_Short problem:_
Only the lines from the start of the data to the line containing "import plotly.graph_objects as go", both included, should be output, exactly and without pictures.

== Data for the task ==

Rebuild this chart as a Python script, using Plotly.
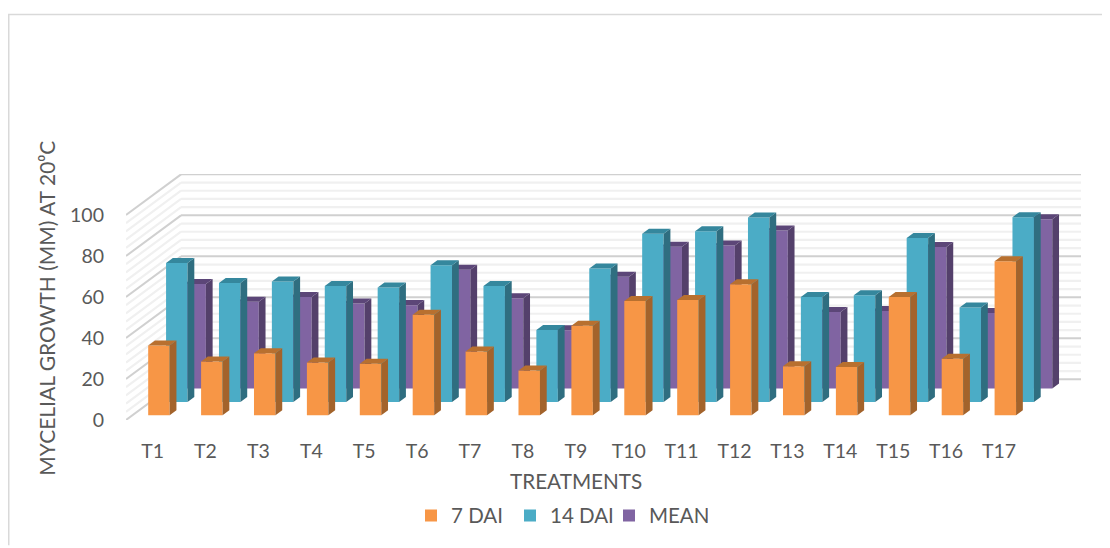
import plotly.graph_objects as go

categories = [f"T{i}" for i in range(1, 18)]
dai_7 = [34.0, 26.3, 30.3, 25.8, 25.2, 49.0, 31.1, 21.9, 43.7, 55.8, 56.3, 63.9, 23.9, 23.6, 57.7, 27.6, 75.2]
dai_14 = [67.8, 58.1, 58.8, 56.6, 55.9, 66.7, 56.6, 35.2, 65.2, 82.1, 83.4, 90.0, 51.3, 52.1, 80.0, 46.2, 90.2]
mean = [51.0, 42.3, 44.7, 41.5, 40.7, 58.0, 44.0, 28.5, 54.5, 69.2, 69.8, 77.1, 37.4, 37.8, 69.0, 36.9, 82.6]
y_major = [0, 20, 40, 60, 80, 100]
y_minor = [v for v in range(0, 100, 4) if v % 20]

PAGE = 8  # the page's own margin round the figure
W, H = 1110 - PAGE, 548 - PAGE
L, R, T, B = 126.0 - PAGE, 1081.0 - PAGE, 173.8 - PAGE, 421.7 - PAGE   # plot area in figure pixels
DX, DY = 1.04, 19.84    # full floor depth, in axis units (x, y)
BAR_W = 0.406
THICK = 0.123           # bar depth as a fraction of the floor depth
FONT = "Lato"
TXT = "#595959"

series = [
    dict(name="7 DAI", vals=dai_7, depth=0.115, ax="3", front="#F79646", side="#A3632B", top="#B8702F"),
    dict(name="14 DAI", vals=dai_14, depth=0.44, ax="2", front="#4BACC6", side="#2F6E80", top="#35879D"),
    dict(name="MEAN", vals=mean, depth=0.773, ax="", front="#8064A2", side="#54406B", top="#5C4678"),
]

fig = go.Figure()
for s in series:
    xa, ya = "x" + s["ax"], "y" + s["ax"]
    off_x, base = s["depth"] * DX, s["depth"] * DY
    tx, ty = THICK * DX, THICK * DY
    xs = [i + off_x for i in range(len(categories))]
    fig.add_trace(go.Bar(
        x=xs, y=s["vals"], base=base, width=BAR_W, name=s["name"], xaxis=xa, yaxis=ya,
        marker=dict(color=s["front"], line=dict(width=0)),
        customdata=categories, hovertemplate="%{customdata}: %{y}<extra>" + s["name"] + "</extra>",
    ))
    sx, sy, qx, qy = [], [], [], []
    for x, v in zip(xs, s["vals"]):
        r, l = x + BAR_W / 2, x - BAR_W / 2
        sx += [r, r + tx, r + tx, r, r, None]
        sy += [base, base + ty, base + ty + v, base + v, base, None]
        qx += [l, r, r + tx, l + tx, l, None]
        qy += [base + v, base + v, base + v + ty, base + v + ty, base + v, None]
    for px, py, col in ((sx, sy, s["side"]), (qx, qy, s["top"])):
        fig.add_trace(go.Scatter(
            x=px, y=py, mode="lines", fill="toself", fillcolor=col, line=dict(width=0, color=col),
            xaxis=xa, yaxis=ya, showlegend=False, hoverinfo="skip",
        ))

x_range = [(126.0 - 152.6) / 52.9, (1081.0 - 152.6) / 52.9]
y_range = [0, 120]

shapes = []
for vals, col, lw in ((y_minor, "#F0F0F0", 2.2), (y_major, "#D0D0D0", 2)):
    for v in vals:
        line = dict(color=col, width=lw)
        shapes.append(dict(type="line", xref="x", yref="y", layer="below", line=line,
                           x0=x_range[0] + DX, x1=x_range[1], y0=v + DY, y1=v + DY))
        shapes.append(dict(type="line", xref="x", yref="y", layer="below", line=line,
                           x0=x_range[0], x1=x_range[0] + DX, y0=v, y1=v + DY))

def px_x(p):
    return (p - PAGE - L) / (R - L)

def px_y(p):
    return (B - (p - PAGE)) / (B - T)

fig.update_layout(
    width=W, height=H, autosize=False,
    margin=dict(l=L, r=W - R, t=T, b=H - B, pad=0),
    paper_bgcolor="white", plot_bgcolor="white",
    barmode="overlay",
    font=dict(family=FONT, size=19.5, color=TXT),
    xaxis=dict(range=x_range, tickmode="array", tickvals=list(range(len(categories))), ticktext=categories,
               showgrid=False, zeroline=False, showline=False, ticks="", ticklabelstandoff=17, fixedrange=True,
               tickfont=dict(family=FONT, size=19.5, color=TXT)),
    yaxis=dict(range=y_range, tickmode="array", tickvals=y_major, showgrid=False, zeroline=False,
               showline=False, ticks="", ticklabelstandoff=21, fixedrange=True,
               tickfont=dict(family=FONT, size=19.5, color=TXT)),
    xaxis2=dict(range=x_range, overlaying="x", visible=False, fixedrange=True),
    yaxis2=dict(range=y_range, overlaying="y", visible=False, fixedrange=True),
    xaxis3=dict(range=x_range, overlaying="x", visible=False, fixedrange=True),
    yaxis3=dict(range=y_range, overlaying="y", visible=False, fixedrange=True),
    legend=dict(orientation="h", xref="paper", yref="paper", xanchor="left", yanchor="middle",
                x=px_x(411), y=px_y(518), font=dict(family=FONT, size=20.5, color=TXT),
                entrywidth=54, entrywidthmode="pixels",
                traceorder="normal", bgcolor="rgba(0,0,0,0)"),
    annotations=[
        dict(text="TREATMENTS", xref="paper", yref="paper", x=px_x(576), y=px_y(483),
             showarrow=False, xanchor="center", yanchor="middle", font=dict(family=FONT, size=20.7, color=TXT)),
        dict(text="MYCELIAL GROWTH (MM) AT 20\u2070C", xref="paper", yref="paper", x=px_x(46.5), y=px_y(309),
             textangle=-90, showarrow=False, xanchor="center", yanchor="middle",
             font=dict(family=FONT, size=21, color=TXT)),
    ],
)

border = dict(color="#D9D9D9", width=3)
fig.add_shape(type="line", xref="paper", yref="paper", line=border,
              x0=px_x(8), x1=px_x(8), y0=px_y(13), y1=px_y(548))
fig.add_shape(type="line", xref="paper", yref="paper", line=dict(color="#D9D9D9", width=1.5),
              x0=px_x(8), x1=px_x(1110), y0=px_y(13), y1=px_y(13))
for sh in shapes:
    fig.add_shape(**sh)

fig.write_html("out.html")
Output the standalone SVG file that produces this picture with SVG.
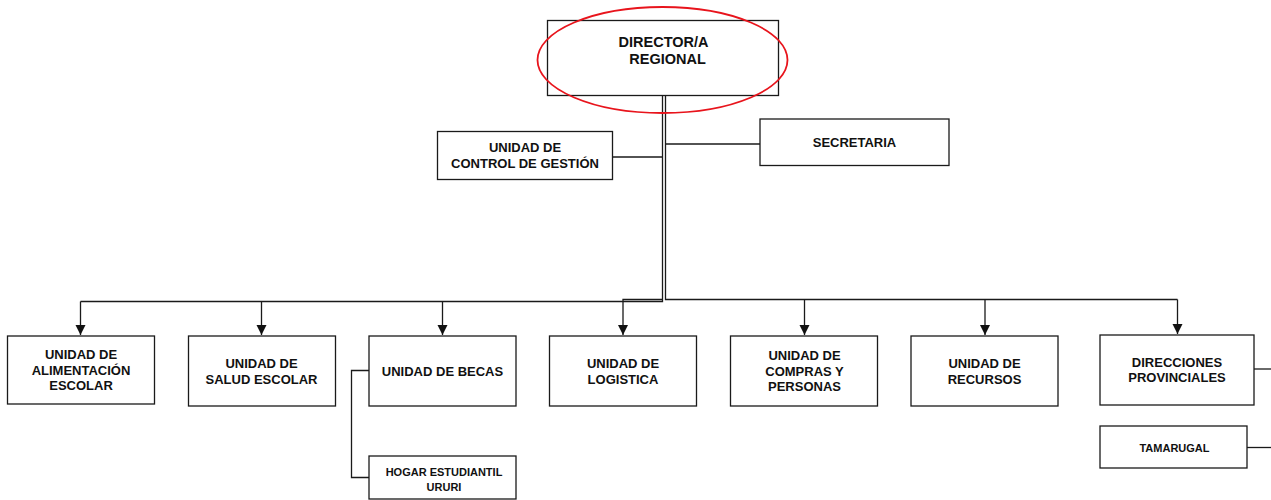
<svg xmlns="http://www.w3.org/2000/svg" width="1271" height="500" viewBox="0 0 1271 500">
<defs>
<marker id="arr" markerUnits="userSpaceOnUse" markerWidth="11" markerHeight="11" refX="10" refY="5" orient="auto">
<path d="M0,0 L10,5 L0,10 z" fill="#111"/>
</marker>
<style>
.box{fill:#fff;stroke:#1a1a1a;stroke-width:1.3}
.t{font-family:"Liberation Sans",Arial,sans-serif;font-weight:bold;font-size:13px;fill:#111;text-anchor:middle}
.s{font-size:11px}
.c{fill:none;stroke:#1a1a1a;stroke-width:1.3}
.ca{fill:none;stroke:#1a1a1a;stroke-width:1.3;marker-end:url(#arr)}
</style>
</defs>
<rect width="1271" height="500" fill="#fff"/>

<g id="connectors">
<path class="c" d="M612.5,157 H662.5"/>
<path class="c" d="M665.5,144 H760"/>
<path class="c" d="M662.5,96 V301.5 H80.5"/>
<path class="ca" d="M80.5,301.5 V335"/>
<path class="ca" d="M261.5,301.5 V335"/>
<path class="ca" d="M442.5,301.5 V335"/>
<path class="c" d="M665.5,96 V299.5 H1177.5"/>
<path class="ca" d="M662.5,299.5 H623 V335"/>
<path class="ca" d="M804.5,299.5 V335"/>
<path class="ca" d="M985,299.5 V335"/>
<path class="ca" d="M1177.5,299.5 V334"/>
<path class="c" d="M369,370.5 H351.5 V477.5 H369"/>
<path class="c" d="M1254,369 H1271"/>
<path class="c" d="M1247,447.5 H1271"/>
</g>

<g id="director">
<rect class="box" x="547.5" y="20.5" width="231" height="75"/>
<text class="t" style="font-size:14.5px"><tspan x="663.5" y="46.5">DIRECTOR/A</tspan><tspan x="667.5" y="64">REGIONAL</tspan></text>
<ellipse cx="662.5" cy="60" rx="125" ry="53" fill="none" stroke="#e8141c" stroke-width="1.8"/>
</g>

<g id="control">
<rect class="box" x="437.5" y="131.5" width="175" height="48"/>
<text class="t"><tspan x="525" y="152">UNIDAD DE</tspan><tspan x="525" y="168">CONTROL DE GESTIÓN</tspan></text>
</g>

<g id="secretaria">
<rect class="box" x="760" y="119" width="189" height="46.5"/>
<text class="t" x="854.5" y="147">SECRETARIA</text>
</g>

<g id="alimentacion">
<rect class="box" x="7.5" y="336" width="147" height="68"/>
<text class="t"><tspan x="81" y="359">UNIDAD DE</tspan><tspan x="81" y="374.5">ALIMENTACIÓN</tspan><tspan x="81" y="390">ESCOLAR</tspan></text>
</g>

<g id="salud">
<rect class="box" x="188.5" y="336" width="147" height="70"/>
<text class="t"><tspan x="261.5" y="368">UNIDAD DE</tspan><tspan x="261.5" y="384">SALUD ESCOLAR</tspan></text>
</g>

<g id="becas">
<rect class="box" x="369" y="336" width="147" height="70"/>
<text class="t" x="442.5" y="376">UNIDAD DE BECAS</text>
</g>

<g id="hogar">
<rect class="box" x="369" y="456" width="147" height="43"/>
<text class="t s"><tspan x="444" y="475.5">HOGAR ESTUDIANTIL</tspan><tspan x="444" y="491">URURI</tspan></text>
</g>

<g id="logistica">
<rect class="box" x="549.5" y="336" width="147" height="70"/>
<text class="t"><tspan x="623" y="368">UNIDAD DE</tspan><tspan x="623" y="384">LOGISTICA</tspan></text>
</g>

<g id="compras">
<rect class="box" x="730.5" y="336" width="147" height="70"/>
<text class="t"><tspan x="804.5" y="360">UNIDAD DE</tspan><tspan x="804.5" y="375.5">COMPRAS Y</tspan><tspan x="804.5" y="391">PERSONAS</tspan></text>
</g>

<g id="recursos">
<rect class="box" x="911" y="336" width="147" height="70"/>
<text class="t"><tspan x="984.5" y="368">UNIDAD DE</tspan><tspan x="984.5" y="384">RECURSOS</tspan></text>
</g>

<g id="direcciones">
<rect class="box" x="1100" y="335" width="154" height="70"/>
<text class="t"><tspan x="1177" y="366.5">DIRECCIONES</tspan><tspan x="1177" y="382">PROVINCIALES</tspan></text>
</g>

<g id="tamarugal">
<rect class="box" x="1100" y="426" width="147" height="42"/>
<text class="t s" x="1174.5" y="451.5">TAMARUGAL</text>
</g>
</svg>
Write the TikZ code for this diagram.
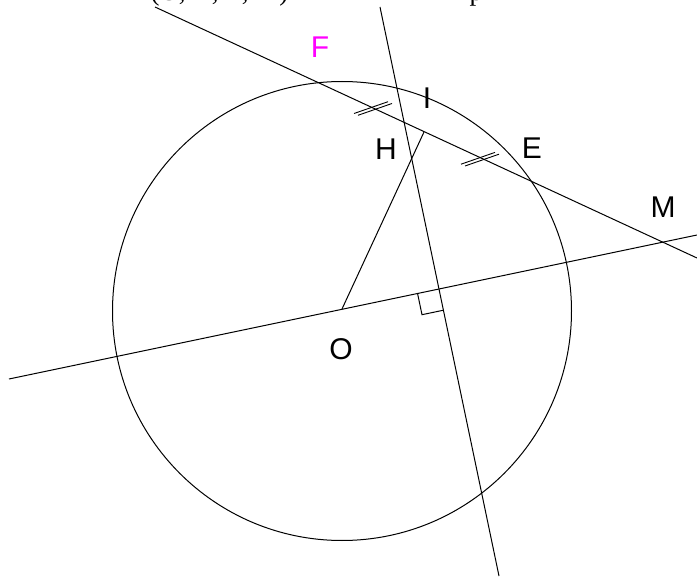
\documentclass[tikz,border=0pt]{standalone}
\usepackage{fontspec}
\setmainfont{Liberation Sans}
\newfontfamily\serifface{Liberation Serif}
\usetikzlibrary{calc}
\begin{document}
\begin{tikzpicture}[x=1pt,y=-1pt,line width=1pt,
  lbl/.style={font=\fontsize{30}{32}\selectfont,inner sep=0pt},
  toptext/.style={font=\serifface\fontsize{27}{30}\selectfont,inner sep=0pt,anchor=base west},
  geo/.style={line width=1pt,black},
  tick/.style={line width=0.9pt,black}]
\useasboundingbox (0,0) rectangle (697,578);
\clip (0,0) rectangle (697,578);
% heading text, cut by the top edge as in the reference
\node[toptext] (head) at (150,1) {(O, H, E, M)};
\node[toptext] (headp) at (469,1) {p};
% coordinates
\coordinate (L1) at (155,7);
\coordinate (L2) at (697,258);
\coordinate (K1) at (9,379);
\coordinate (K2) at (697,235);
\coordinate (P1) at (380,7);
\coordinate (P2) at (499,576);
\coordinate (O) at (342,309);
\coordinate (H) at (424,132);
\coordinate (C) at (342,311);
\coordinate (R1) at (417.5,293.2);
\coordinate (R2) at (422,314.7);
\coordinate (R3) at (443.5,310.2);
% circle
\draw[geo] (C) circle[radius=229.5];
% lines
\draw[geo] (L1) -- (L2);
\draw[geo] (K1) -- (K2);
\draw[geo] (P1) -- (P2);
\draw[geo] (O) -- (H);
% right angle
\draw[geo] (R1) -- (R2) -- (R3);
% equal-length ticks
\coordinate (Ta1) at (354,113.5); \coordinate (Ta2) at (388,101.7);
\coordinate (Tb1) at (358,115.3); \coordinate (Tb2) at (392,103.5);
\coordinate (Tc1) at (461,164.2); \coordinate (Tc2) at (495,152.4);
\coordinate (Td1) at (465,166.0); \coordinate (Td2) at (499,154.2);
\draw[tick] (Ta1) -- (Ta2);
\draw[tick] (Tb1) -- (Tb2);
\draw[tick] (Tc1) -- (Tc2);
\draw[tick] (Td1) -- (Td2);
% labels
\node[lbl,text={rgb,255:red,255;green,0;blue,255}] (F) at (320,47) {F};
\node[lbl] (I) at (427,98) {I};
\node[lbl] (Hl) at (386,149) {H};
\node[lbl] (E) at (532,148) {E};
\node[lbl] (M) at (663,207) {M};
\node[lbl] (Ol) at (341,349) {O};
\end{tikzpicture}
\end{document}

===

_Output of the task:_
Rebuild this chart as a Python script, using Plotly.
import plotly.graph_objects as go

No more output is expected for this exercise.